#### WHAT THIS TASK INVOLVES:
In this exercise, the entries below include pictures. Repeat exactly the lines from the line with "Convert this chart" to the line with "YAxis, ReferenceLine, Legend", including both, but without the pictures.

#### LISTING:

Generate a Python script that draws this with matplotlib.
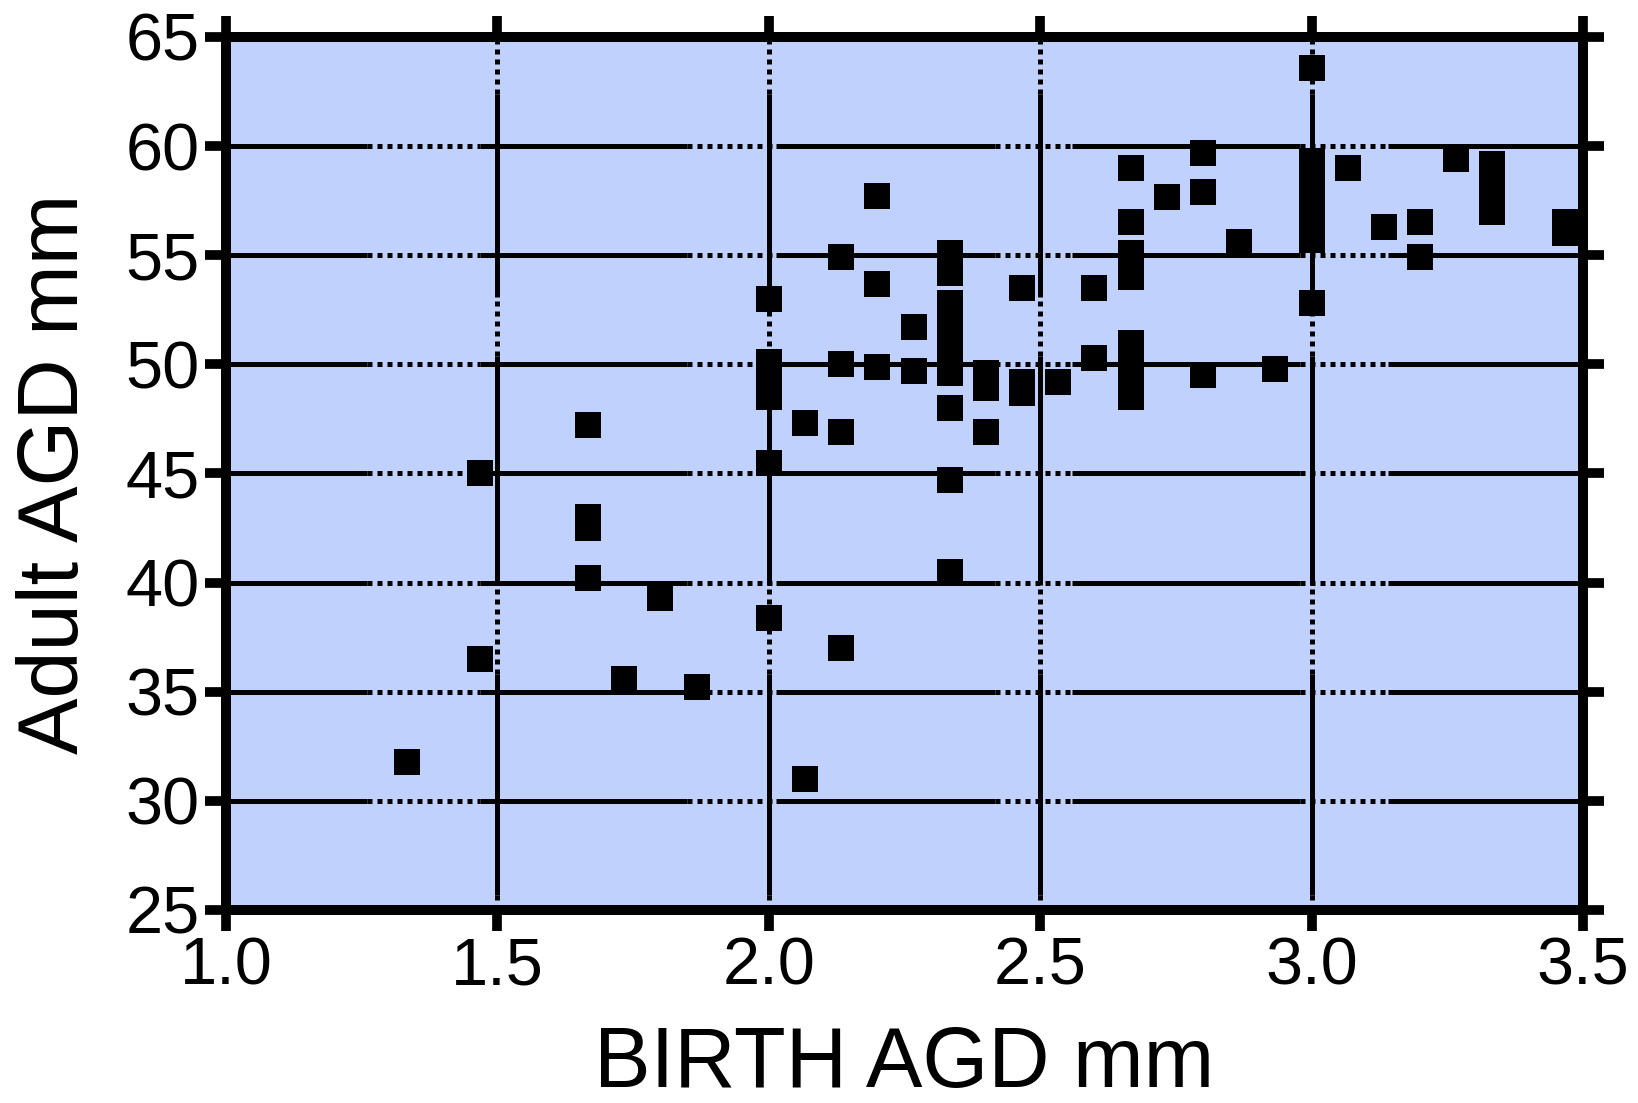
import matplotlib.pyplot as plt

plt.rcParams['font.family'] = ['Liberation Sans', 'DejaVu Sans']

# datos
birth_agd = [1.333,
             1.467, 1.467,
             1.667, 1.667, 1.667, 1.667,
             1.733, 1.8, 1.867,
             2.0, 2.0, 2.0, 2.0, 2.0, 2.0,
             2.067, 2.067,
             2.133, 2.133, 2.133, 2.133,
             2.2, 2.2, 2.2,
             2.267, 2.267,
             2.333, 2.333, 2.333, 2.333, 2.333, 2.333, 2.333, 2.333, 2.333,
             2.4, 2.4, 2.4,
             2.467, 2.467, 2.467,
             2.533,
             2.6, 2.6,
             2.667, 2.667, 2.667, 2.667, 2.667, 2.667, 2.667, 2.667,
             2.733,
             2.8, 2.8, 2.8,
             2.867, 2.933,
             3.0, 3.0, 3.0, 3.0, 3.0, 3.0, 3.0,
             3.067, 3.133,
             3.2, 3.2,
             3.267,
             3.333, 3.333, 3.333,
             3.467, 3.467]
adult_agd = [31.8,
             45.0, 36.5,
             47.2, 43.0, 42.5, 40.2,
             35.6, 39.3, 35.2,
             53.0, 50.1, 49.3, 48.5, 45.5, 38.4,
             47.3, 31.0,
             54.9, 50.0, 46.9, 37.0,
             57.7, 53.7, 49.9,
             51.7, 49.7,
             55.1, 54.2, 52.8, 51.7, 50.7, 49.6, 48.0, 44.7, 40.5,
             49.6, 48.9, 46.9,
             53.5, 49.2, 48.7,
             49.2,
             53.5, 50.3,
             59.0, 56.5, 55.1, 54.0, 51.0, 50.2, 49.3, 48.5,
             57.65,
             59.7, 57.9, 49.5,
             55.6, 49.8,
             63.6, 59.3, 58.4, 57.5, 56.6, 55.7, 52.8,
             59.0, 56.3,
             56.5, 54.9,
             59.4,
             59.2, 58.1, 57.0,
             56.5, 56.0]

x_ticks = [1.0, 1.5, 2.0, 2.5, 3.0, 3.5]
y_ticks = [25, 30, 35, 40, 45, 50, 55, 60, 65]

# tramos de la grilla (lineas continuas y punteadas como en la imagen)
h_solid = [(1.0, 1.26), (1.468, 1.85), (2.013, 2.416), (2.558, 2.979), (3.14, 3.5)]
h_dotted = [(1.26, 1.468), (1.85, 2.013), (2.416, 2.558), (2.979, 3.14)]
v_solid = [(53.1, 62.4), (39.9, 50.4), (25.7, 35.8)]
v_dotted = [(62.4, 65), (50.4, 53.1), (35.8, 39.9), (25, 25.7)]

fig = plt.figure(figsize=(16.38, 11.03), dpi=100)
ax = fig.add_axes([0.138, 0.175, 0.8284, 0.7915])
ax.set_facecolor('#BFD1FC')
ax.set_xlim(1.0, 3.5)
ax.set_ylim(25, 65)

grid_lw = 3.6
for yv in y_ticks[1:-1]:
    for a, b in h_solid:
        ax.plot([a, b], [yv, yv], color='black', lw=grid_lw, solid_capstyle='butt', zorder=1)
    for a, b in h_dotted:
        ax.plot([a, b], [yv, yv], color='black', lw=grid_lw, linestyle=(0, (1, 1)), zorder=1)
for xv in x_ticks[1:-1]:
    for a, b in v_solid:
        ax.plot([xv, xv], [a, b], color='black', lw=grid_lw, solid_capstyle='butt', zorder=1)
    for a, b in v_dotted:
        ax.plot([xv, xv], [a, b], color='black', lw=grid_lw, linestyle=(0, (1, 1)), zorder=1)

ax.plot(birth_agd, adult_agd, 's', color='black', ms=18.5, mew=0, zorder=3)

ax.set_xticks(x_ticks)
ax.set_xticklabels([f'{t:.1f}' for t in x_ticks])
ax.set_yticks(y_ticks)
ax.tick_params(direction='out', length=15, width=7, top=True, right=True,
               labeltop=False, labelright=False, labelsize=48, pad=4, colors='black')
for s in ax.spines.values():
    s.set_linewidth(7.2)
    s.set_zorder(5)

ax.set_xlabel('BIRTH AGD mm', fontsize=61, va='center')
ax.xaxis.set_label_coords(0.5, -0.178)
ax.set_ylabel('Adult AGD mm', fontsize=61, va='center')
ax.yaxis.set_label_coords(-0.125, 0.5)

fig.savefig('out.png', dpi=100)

--

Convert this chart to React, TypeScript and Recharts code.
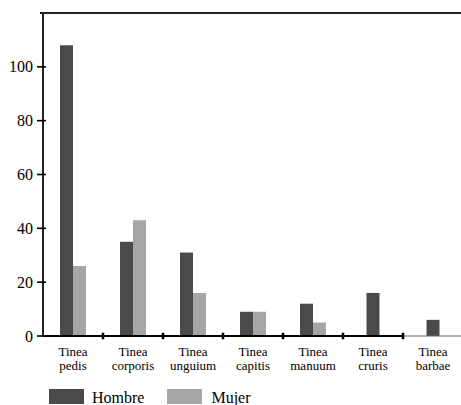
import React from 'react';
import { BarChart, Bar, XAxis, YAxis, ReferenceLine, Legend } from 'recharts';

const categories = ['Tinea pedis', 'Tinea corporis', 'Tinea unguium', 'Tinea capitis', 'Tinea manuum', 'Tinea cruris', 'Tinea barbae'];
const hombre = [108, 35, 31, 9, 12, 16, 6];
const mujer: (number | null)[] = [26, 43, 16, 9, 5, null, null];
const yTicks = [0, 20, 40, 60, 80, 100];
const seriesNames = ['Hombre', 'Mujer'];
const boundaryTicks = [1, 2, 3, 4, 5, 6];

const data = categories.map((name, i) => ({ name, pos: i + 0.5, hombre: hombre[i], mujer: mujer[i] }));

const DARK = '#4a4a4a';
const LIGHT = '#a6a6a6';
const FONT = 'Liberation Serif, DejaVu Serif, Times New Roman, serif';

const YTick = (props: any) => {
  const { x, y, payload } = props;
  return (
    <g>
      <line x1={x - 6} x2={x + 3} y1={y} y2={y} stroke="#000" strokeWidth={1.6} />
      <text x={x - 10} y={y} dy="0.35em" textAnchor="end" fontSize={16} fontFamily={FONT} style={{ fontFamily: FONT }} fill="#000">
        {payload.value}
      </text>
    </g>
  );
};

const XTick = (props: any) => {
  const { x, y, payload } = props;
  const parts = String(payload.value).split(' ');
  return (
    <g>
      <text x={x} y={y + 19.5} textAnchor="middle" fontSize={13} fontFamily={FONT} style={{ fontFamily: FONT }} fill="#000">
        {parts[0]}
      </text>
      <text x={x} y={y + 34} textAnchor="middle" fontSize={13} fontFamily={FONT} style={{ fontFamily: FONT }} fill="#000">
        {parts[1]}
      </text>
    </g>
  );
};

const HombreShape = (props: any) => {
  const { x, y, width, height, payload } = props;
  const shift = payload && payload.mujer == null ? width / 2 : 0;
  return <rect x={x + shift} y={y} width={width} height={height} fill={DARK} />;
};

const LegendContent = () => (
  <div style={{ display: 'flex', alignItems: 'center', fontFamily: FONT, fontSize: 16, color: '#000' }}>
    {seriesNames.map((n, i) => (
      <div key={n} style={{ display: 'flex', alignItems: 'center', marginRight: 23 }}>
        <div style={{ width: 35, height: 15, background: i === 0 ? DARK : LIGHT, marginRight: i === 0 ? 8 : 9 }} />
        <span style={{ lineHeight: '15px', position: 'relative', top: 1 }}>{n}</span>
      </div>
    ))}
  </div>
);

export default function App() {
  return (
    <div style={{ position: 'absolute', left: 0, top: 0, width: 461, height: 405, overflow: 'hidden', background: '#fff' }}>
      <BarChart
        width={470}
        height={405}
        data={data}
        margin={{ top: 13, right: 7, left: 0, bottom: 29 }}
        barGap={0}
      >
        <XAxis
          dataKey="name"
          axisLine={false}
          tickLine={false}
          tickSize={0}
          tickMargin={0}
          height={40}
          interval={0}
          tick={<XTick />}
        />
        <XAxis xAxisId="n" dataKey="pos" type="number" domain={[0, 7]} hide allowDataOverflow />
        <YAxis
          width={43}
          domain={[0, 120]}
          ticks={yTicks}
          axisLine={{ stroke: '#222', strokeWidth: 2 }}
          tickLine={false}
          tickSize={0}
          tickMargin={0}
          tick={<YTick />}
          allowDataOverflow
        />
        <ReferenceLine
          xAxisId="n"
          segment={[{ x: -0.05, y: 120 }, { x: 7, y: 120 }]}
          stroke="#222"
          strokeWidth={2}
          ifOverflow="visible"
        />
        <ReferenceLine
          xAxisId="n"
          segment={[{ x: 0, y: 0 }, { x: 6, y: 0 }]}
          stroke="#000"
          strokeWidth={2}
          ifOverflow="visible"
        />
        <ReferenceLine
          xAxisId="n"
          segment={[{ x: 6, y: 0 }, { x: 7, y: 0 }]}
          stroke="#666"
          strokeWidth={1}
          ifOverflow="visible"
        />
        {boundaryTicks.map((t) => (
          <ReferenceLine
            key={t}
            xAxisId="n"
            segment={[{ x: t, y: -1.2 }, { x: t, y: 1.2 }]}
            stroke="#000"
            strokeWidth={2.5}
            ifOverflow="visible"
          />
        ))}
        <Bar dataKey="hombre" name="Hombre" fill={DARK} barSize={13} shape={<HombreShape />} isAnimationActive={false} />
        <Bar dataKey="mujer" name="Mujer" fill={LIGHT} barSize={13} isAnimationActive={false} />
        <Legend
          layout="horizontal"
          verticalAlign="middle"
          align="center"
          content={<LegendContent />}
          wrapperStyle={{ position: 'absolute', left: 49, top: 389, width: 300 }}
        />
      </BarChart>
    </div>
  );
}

--

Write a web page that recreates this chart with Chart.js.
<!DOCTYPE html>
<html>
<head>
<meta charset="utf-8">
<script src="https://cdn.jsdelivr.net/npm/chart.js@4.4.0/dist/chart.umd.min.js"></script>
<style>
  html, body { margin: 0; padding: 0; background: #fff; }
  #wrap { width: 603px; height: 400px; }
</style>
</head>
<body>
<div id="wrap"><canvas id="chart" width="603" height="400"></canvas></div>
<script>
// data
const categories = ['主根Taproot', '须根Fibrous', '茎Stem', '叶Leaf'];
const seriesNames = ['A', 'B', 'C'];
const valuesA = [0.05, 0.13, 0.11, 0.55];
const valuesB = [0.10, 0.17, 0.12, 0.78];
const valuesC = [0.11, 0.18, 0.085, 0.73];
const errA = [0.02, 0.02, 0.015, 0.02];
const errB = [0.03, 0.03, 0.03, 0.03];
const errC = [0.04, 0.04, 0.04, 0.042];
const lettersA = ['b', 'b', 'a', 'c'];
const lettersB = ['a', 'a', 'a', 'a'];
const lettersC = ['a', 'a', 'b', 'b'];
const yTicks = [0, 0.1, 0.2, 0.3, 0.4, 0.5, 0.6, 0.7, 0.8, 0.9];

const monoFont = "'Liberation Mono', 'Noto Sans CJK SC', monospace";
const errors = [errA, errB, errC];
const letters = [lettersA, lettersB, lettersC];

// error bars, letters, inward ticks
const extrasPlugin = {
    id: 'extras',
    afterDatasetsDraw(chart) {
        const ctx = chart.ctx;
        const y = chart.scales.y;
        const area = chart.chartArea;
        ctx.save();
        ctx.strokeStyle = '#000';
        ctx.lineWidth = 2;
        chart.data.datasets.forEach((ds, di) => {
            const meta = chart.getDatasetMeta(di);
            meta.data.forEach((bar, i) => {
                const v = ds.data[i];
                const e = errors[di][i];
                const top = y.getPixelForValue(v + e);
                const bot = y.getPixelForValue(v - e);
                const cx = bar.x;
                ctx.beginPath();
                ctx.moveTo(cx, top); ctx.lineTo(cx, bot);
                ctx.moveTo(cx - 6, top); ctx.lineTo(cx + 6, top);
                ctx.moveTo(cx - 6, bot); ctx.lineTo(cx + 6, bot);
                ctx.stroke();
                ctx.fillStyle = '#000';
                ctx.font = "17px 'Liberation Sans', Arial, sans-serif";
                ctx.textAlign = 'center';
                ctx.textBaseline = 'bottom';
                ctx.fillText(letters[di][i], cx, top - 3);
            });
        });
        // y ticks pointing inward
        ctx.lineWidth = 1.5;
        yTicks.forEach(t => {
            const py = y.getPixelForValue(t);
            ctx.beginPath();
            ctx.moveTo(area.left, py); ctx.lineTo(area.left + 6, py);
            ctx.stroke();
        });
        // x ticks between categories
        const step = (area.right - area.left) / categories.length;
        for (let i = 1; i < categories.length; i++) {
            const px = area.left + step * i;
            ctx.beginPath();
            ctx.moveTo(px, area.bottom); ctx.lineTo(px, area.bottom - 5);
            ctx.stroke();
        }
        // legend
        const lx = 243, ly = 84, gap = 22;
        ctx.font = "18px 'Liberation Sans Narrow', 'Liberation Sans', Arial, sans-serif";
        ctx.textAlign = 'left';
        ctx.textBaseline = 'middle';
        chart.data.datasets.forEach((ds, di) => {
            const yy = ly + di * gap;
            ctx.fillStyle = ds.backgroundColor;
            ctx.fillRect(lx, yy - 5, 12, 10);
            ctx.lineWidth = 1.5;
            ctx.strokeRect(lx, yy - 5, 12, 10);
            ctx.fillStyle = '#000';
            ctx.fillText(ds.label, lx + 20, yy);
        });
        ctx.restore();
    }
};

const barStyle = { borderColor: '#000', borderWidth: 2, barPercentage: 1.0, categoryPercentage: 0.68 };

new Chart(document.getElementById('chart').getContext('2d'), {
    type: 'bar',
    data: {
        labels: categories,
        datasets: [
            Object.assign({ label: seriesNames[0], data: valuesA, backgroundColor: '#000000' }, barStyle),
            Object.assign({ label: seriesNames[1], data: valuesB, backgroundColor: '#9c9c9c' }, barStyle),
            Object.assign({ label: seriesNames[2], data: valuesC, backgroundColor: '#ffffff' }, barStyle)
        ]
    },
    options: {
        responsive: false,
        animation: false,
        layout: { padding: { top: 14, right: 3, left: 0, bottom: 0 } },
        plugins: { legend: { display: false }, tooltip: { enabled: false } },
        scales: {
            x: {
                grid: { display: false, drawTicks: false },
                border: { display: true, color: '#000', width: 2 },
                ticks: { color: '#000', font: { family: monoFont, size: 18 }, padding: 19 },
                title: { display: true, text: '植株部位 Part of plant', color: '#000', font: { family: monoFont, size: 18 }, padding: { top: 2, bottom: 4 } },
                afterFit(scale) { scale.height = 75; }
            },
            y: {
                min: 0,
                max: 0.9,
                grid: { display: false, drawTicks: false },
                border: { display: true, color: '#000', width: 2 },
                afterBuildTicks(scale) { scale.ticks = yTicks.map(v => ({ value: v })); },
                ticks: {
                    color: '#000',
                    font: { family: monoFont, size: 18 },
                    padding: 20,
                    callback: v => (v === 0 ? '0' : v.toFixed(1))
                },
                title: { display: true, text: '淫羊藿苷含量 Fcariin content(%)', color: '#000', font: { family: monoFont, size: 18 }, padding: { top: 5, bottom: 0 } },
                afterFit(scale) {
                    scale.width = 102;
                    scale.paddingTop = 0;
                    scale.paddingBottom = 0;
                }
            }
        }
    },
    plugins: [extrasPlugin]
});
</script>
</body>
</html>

#### CORRECT OUTPUT:
Convert this chart to React, TypeScript and Recharts code.
import React from 'react';
import { BarChart, Bar, XAxis, YAxis, ReferenceLine, Legend } from 'recharts';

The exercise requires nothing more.